Describe the feature you would like

The main use case for this is when one contract is close to the size limit—compile the large contract with 1 optimizer run (which minimizes code size) and compile the rest with larger values of optimizer runs.

In https://github.com/foundry-rs/foundry/issues/3062 we were tracking this and had a potential UX but that issue was closed by the inline config PR, so I think we lost track of this feature request? Either way, the idea was :

# In our default solidity profile we apply 10M optimizer runs.
[profile.default.solidity]
optimizer = true
optimizer-runs = 10_000_000

# But we have one really big contract, so we use 1 optimizer run to minimize
# its size.
[profile.default.solidity.minimize_size]
optimizer = true
optimizer-runs = 1
match-contract = "MyBigContract" # all match flags supported

Hardhat has supported this for a long time, as seen here:

module.exports = {
  solidity: {
    compilers: [...],
    overrides: {
      "contracts/Foo.sol": {
        version: "0.5.5",
        settings: { }
      }
    }
  }
}

Additional context

No response

jubeira commented 4 months ago

This would be great.

There are a lot of settings that affect compile time (e.g. via_ir flag) that make development easier in some cases, but applying them to every contract becomes a huge pain in terms of performance. Being able to isolate these settings to specific contracts would be awesome.

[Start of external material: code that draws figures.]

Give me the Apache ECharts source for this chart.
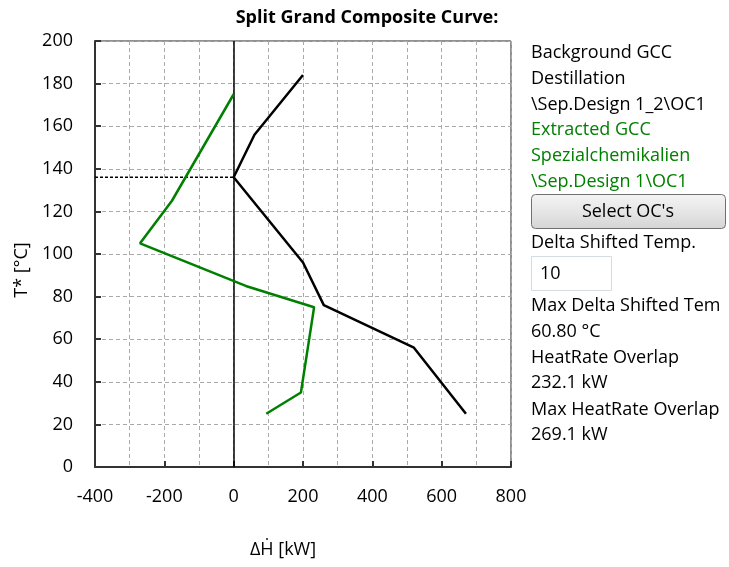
<!DOCTYPE html>
<html><head><meta charset="utf-8">
<script src="https://cdn.jsdelivr.net/npm/echarts@6/dist/echarts.min.js"></script>
<style>html,body{margin:0;padding:0;background:#fff}#c{width:729px;height:567px}</style>
</head><body><div id="c"></div>
<script>
// Background GCC (Destillation) : [ΔH kW, T* °C]
var backgroundGCC = [[200,184],[60,156],[0,136],[200,96],[260,76],[520,56],[670,25]];
// Extracted GCC (Spezialchemikalien)
var extractedGCC = [[0,175],[-178,125],[-270,105],[35,85],[232,75],[194,35],[94,25]];
// Pinch line
var pinchLine = [[-400,136],[0,136]];
var xTicks = [-400,-200,0,200,400,600,800];
var yTicks = [0,20,40,60,80,100,120,140,160,180,200];
var panelLines = [
  ["Background GCC","#000"],["Destillation","#000"],["\\Sep.Design 1_2\\OC1","#000"],
  ["Extracted GCC","#008000"],["Spezialchemikalien","#008000"],["\\Sep.Design 1\\OC1","#008000"]
];
var panelLines2 = ["Max Delta Shifted Tem","60.80 °C","HeatRate Overlap","232.1 kW","Max HeatRate Overlap","269.1 kW"];

var FONT = "Open Sans";
var FS = 18;
var chart = echarts.init(document.getElementById('c'), null, {renderer:'canvas'});
var gridL=95, gridT=41, gridW=416, gridH=426;
var f = FS+'px "'+FONT+'"';
var graphics = [];
graphics.push({type:'text', style:{text:'Split Grand Composite Curve:', font:'bold 18px "'+FONT+'"', fill:'#000', textAlign:'center', textVerticalAlign:'middle'}, x:367, y:18});
graphics.push({type:'text', style:{text:'T* [°C]', font:f, fill:'#000', textAlign:'center', textVerticalAlign:'middle'}, x:22, y:270, rotation:Math.PI/2});
graphics.push({type:'text', style:{text:'ΔḢ [kW]', font:f, fill:'#000', textAlign:'center', textVerticalAlign:'middle'}, x:283, y:550});
var ys = [53,79,105,130,156,182];
panelLines.forEach(function(p,i){
  graphics.push({type:'text', style:{text:p[0], font:f, fill:p[1], textVerticalAlign:'middle'}, x:531, y:ys[i]});
});
graphics.push({type:'rect', shape:{x:531.5,y:194.5,width:194,height:34,r:4}, style:{fill:new echarts.graphic.LinearGradient(0,0,0,1,[{offset:0,color:'#f4f4f4'},{offset:0.5,color:'#e6e6e6'},{offset:1,color:'#d4d4d4'}]), stroke:'#707070', lineWidth:1}});
graphics.push({type:'text', style:{text:"Select OC's", font:f, fill:'#000', textAlign:'center', textVerticalAlign:'middle'}, x:628, y:212});
graphics.push({type:'text', style:{text:'Delta Shifted Temp.', font:f, fill:'#000', textVerticalAlign:'middle'}, x:531, y:243});
graphics.push({type:'rect', shape:{x:531.5,y:256.5,width:80,height:34}, style:{fill:'#fff', stroke:'#d5dbe3', lineWidth:1}});
graphics.push({type:'text', style:{text:'10', font:f, fill:'#000', textVerticalAlign:'middle'}, x:540, y:274});
var ys2 = [306,332,358,383,410,435];
panelLines2.forEach(function(t,i){
  graphics.push({type:'text', style:{text:t, font:f, fill:'#000', textVerticalAlign:'middle'}, x:531, y:ys2[i]});
});

var option = {
  animation:false,
  backgroundColor:'#fff',
  textStyle:{fontFamily:FONT},
  grid:{left:gridL, top:gridT, width:gridW, height:gridH, show:true, borderColor:'#222', borderWidth:1, containLabel:false},
  xAxis:{type:'value', min:xTicks[0], max:xTicks[xTicks.length-1], interval:200,
    axisLine:{show:true, onZero:false, lineStyle:{color:'#333', width:2}},
    axisTick:{show:true, inside:true, length:6, lineStyle:{color:'#333', width:2}},
    axisLabel:{color:'#000', fontSize:FS, margin:21, fontFamily:FONT},
    splitLine:{show:true, lineStyle:{color:'#aaa', type:[4,3], width:1}},
    minorTick:{show:false, splitNumber:2},
    minorSplitLine:{show:true, lineStyle:{color:'#aaa', type:[4,3], width:1}}
  },
  yAxis:{type:'value', min:yTicks[0], max:yTicks[yTicks.length-1], interval:20,
    axisLine:{show:true, onZero:false, lineStyle:{color:'#333', width:2}},
    axisTick:{show:true, inside:true, length:6, lineStyle:{color:'#333', width:2}},
    axisLabel:{color:'#000', fontSize:FS, margin:22, fontFamily:FONT},
    splitLine:{show:true, lineStyle:{color:'#aaa', type:[4,3], width:1}}
  },
  series:[
    {type:'line', data:backgroundGCC, symbol:'none', lineStyle:{color:'#000', width:2.5}, z:5,
     markLine:{silent:true, symbol:'none', label:{show:false}, lineStyle:{color:'#000', type:'solid', width:1.5}, data:[{xAxis:0}]}},
    {type:'line', data:extractedGCC, symbol:'none', lineStyle:{color:'#008000', width:2.5}, z:6},
    {type:'line', data:pinchLine, symbol:'none', lineStyle:{color:'#000', width:1.5, type:[3,2]}, z:4}
  ],
  graphic:graphics
};
chart.setOption(option);
</script></body></html>
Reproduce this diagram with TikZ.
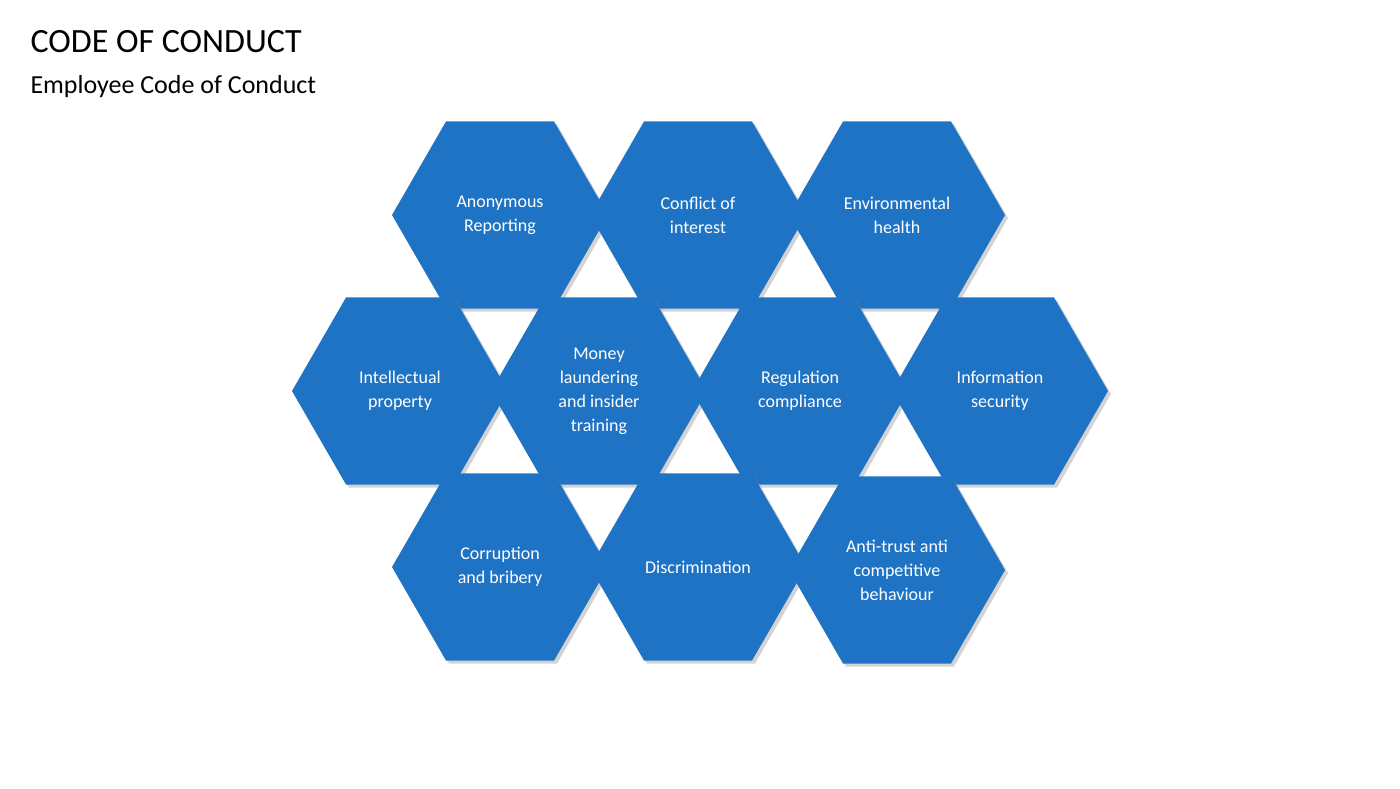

sakulstra commented 3 months ago

would it be possible to also support this inline (like on #3062) opposed to on foundry.toml?

jubeira commented 3 months ago

I'd like to rephrase https://github.com/foundry-rs/foundry/issues/7720#issuecomment-2078052963.

via_ir seems to be superior in every sense compared to the default pipeline: it produces denser bytecode, lower gas costs, and less frequent stack-too-deep issues. The only reason we are not using it as a default in our project is because compiling every contract (including forge tests) with the flag becomes painfully slow, making the dev UX pretty bad.

We don't care that much about gas savings and bytecode for tests, but having to deal with stack-too-deep issues just to be able to run the tests faster while it could be solved turning on a flag is far from optimal.

Having this feature would allow using via_ir as default just for the contracts that really need it without impacting the compile time for the tests. This would have a great impact on code quality, requiring less unnecessary effort dealing with stack too deep, and also allowing to execute the tests with the actual artifacts that will eventually be deployed to production. In our case at least it'd have a huge impact.